▶ Your objective: Pick out the lines below with "code" and list them.

start

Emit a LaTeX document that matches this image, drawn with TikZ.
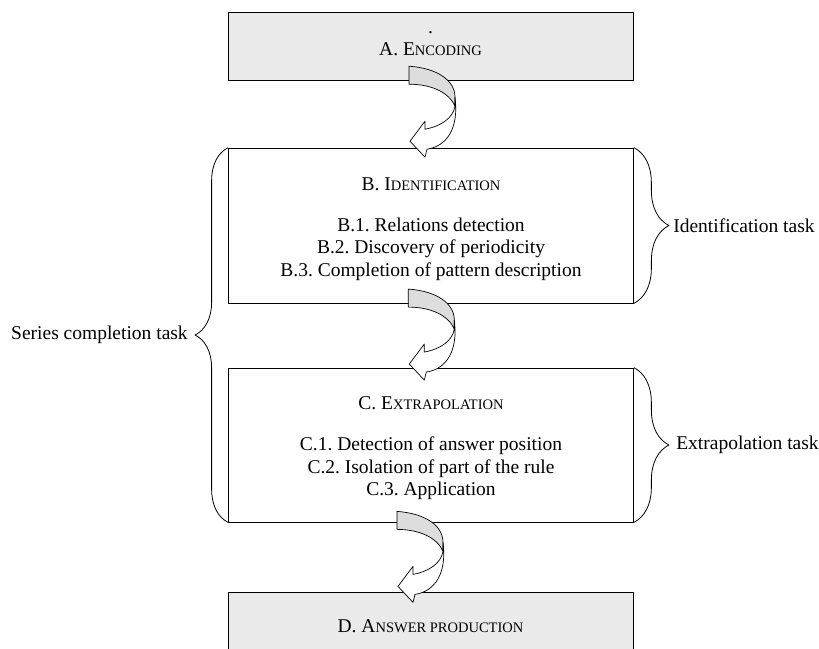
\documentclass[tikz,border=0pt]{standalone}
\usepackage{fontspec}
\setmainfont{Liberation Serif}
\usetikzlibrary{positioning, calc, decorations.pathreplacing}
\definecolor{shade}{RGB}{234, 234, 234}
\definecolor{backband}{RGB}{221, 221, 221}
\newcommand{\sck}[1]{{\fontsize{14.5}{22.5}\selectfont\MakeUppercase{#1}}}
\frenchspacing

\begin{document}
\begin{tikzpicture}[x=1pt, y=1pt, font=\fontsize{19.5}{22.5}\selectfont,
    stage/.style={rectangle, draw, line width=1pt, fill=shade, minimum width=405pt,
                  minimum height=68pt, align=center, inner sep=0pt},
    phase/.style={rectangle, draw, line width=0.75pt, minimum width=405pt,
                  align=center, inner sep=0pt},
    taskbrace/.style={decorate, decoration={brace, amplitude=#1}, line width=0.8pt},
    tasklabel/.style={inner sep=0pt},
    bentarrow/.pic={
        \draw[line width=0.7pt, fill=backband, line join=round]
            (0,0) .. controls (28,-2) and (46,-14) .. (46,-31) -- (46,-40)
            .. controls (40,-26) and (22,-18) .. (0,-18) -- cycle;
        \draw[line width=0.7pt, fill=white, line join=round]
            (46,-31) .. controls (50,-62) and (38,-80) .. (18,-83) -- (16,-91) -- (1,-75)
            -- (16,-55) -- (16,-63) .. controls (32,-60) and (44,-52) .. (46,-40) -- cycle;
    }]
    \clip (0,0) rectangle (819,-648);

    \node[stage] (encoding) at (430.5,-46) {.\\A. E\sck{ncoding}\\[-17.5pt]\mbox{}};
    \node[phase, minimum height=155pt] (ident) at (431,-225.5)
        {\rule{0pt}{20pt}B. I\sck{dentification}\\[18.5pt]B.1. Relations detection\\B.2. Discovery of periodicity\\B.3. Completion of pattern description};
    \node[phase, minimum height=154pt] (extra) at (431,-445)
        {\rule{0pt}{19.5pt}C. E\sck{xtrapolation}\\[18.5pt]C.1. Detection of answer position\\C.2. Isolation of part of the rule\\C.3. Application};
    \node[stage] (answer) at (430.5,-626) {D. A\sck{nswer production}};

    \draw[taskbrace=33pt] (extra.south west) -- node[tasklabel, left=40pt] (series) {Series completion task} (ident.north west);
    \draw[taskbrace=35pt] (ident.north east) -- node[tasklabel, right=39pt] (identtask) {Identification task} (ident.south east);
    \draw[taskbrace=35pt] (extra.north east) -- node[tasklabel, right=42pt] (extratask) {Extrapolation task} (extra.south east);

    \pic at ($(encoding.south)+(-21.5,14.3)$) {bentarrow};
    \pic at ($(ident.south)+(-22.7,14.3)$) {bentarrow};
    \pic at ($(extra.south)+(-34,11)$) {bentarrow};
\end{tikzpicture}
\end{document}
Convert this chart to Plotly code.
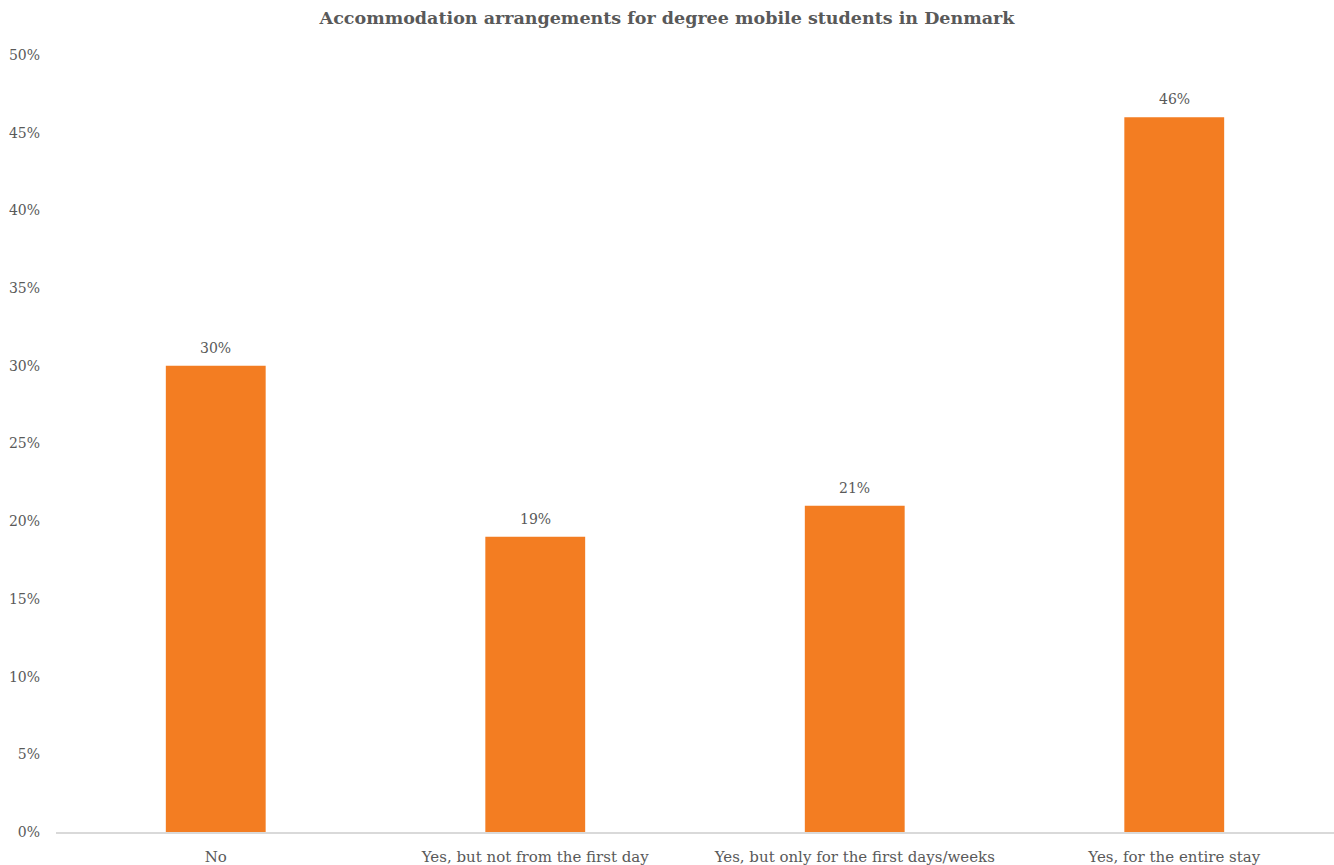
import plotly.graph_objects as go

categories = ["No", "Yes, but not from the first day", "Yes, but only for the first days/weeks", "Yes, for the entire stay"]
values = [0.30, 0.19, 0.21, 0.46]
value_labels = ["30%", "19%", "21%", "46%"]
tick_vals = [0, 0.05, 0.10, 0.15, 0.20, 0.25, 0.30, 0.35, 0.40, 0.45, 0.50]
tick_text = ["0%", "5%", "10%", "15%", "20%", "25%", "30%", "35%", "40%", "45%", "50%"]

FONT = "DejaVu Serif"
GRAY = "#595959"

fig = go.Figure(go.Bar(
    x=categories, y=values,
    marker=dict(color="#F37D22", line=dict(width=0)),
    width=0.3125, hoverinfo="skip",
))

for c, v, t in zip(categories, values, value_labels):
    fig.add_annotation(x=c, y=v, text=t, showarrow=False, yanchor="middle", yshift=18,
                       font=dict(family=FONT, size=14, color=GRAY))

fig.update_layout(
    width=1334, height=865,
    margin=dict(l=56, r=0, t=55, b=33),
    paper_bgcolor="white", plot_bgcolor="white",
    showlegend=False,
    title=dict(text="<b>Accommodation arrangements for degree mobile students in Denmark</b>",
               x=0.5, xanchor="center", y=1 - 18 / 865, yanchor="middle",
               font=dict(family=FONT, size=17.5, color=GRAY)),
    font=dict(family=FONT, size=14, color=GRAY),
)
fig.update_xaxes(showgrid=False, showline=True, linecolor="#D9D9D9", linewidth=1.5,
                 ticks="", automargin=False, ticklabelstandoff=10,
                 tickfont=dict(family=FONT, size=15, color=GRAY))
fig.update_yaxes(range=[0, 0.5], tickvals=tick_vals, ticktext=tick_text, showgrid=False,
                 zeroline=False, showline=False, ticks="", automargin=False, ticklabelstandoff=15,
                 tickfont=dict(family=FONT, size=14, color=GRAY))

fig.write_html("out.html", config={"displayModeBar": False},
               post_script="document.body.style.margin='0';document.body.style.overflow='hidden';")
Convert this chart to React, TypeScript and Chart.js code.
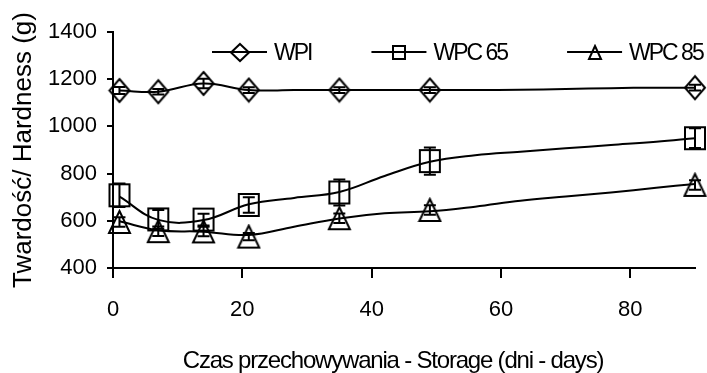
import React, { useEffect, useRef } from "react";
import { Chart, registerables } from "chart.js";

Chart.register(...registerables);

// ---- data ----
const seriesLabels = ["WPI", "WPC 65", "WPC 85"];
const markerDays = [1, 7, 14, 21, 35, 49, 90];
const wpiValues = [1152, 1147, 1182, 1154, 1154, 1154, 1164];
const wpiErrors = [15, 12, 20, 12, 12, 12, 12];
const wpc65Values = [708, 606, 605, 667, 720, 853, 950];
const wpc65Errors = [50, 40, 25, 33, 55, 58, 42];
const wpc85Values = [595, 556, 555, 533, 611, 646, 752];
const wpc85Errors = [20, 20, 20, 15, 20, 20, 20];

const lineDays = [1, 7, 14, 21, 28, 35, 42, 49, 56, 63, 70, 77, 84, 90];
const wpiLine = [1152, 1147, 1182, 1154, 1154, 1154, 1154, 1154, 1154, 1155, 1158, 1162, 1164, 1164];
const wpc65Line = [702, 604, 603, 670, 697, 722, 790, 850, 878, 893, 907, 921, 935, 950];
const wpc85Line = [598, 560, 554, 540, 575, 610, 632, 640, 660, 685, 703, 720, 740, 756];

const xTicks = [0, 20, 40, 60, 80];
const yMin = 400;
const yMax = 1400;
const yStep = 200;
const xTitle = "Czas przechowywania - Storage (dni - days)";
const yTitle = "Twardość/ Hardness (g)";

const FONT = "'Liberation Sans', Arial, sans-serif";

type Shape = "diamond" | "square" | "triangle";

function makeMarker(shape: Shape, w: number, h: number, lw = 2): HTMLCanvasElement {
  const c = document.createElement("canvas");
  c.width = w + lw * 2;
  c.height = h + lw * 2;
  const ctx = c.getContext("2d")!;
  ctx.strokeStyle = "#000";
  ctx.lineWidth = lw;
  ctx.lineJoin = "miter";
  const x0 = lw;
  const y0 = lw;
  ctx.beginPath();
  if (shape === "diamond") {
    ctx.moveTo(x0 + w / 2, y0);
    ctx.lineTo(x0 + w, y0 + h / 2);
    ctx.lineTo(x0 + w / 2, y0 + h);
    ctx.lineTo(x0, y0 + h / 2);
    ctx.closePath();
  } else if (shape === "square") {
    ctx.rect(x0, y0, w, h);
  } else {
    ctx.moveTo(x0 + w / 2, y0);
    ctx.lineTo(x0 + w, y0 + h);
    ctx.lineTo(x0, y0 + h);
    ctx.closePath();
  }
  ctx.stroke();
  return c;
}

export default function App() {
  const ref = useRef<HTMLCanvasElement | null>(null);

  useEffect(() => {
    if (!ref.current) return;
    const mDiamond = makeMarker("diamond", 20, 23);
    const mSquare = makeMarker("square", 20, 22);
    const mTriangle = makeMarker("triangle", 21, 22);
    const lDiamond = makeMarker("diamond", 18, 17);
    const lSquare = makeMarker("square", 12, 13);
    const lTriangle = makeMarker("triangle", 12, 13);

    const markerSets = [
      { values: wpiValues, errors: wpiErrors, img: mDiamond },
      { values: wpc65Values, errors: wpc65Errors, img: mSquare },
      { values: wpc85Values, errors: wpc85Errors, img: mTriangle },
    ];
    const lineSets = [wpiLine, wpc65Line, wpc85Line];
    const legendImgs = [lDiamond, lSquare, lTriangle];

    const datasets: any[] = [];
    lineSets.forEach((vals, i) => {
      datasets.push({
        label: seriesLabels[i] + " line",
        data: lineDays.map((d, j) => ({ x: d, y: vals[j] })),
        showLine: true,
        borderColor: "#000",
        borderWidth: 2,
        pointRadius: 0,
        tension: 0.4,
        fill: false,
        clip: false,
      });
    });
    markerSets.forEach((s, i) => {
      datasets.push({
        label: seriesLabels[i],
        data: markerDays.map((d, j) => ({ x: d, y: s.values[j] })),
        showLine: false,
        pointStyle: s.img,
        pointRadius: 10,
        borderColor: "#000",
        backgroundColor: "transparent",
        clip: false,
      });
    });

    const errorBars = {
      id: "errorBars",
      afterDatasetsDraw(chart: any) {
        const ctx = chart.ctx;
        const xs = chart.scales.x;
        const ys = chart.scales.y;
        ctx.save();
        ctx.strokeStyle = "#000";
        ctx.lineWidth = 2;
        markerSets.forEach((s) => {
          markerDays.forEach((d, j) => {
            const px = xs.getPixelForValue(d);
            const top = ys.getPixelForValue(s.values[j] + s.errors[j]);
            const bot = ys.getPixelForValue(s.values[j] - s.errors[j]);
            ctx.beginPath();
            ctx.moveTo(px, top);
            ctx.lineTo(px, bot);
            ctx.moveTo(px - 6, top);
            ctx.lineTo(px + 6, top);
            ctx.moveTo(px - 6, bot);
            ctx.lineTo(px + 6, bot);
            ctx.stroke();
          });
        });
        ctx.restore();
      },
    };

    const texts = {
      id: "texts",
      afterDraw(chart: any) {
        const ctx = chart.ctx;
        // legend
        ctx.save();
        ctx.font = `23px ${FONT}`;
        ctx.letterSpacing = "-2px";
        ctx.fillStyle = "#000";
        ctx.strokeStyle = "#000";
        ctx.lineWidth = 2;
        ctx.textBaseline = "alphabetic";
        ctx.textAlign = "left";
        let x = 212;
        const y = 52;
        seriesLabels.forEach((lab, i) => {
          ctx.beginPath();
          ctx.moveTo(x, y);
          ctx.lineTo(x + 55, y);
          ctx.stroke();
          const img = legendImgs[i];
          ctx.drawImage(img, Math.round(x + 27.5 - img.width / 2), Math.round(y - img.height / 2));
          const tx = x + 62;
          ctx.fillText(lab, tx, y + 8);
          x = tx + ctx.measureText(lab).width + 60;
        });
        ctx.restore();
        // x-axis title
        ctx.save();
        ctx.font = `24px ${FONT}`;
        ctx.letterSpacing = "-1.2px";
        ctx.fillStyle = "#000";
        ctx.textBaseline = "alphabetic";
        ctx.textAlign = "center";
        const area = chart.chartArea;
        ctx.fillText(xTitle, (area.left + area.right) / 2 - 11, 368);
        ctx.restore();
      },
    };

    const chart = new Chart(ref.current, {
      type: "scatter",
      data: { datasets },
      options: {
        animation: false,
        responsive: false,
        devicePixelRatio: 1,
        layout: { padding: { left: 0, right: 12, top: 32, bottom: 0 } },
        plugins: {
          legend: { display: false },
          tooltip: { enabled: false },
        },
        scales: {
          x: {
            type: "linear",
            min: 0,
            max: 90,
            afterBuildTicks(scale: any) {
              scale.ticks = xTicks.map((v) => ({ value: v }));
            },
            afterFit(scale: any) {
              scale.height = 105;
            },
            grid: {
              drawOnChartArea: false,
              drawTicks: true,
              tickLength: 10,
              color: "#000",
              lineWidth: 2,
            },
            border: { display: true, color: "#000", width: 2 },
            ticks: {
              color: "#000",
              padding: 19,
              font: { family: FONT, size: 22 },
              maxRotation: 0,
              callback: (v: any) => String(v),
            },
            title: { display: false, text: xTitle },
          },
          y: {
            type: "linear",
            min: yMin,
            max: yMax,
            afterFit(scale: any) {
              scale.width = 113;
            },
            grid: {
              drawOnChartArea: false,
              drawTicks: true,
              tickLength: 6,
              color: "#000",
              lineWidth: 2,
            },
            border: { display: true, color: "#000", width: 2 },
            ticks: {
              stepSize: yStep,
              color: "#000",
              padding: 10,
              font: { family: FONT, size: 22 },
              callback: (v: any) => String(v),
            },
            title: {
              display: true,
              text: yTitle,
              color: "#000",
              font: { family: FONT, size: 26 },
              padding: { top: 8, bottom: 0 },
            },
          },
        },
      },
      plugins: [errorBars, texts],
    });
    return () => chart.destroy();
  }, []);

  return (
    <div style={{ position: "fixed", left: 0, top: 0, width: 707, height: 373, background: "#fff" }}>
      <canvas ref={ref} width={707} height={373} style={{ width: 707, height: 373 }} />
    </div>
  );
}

end

▶ Result below:
Convert this chart to Plotly code.
Convert this chart to React, TypeScript and Chart.js code.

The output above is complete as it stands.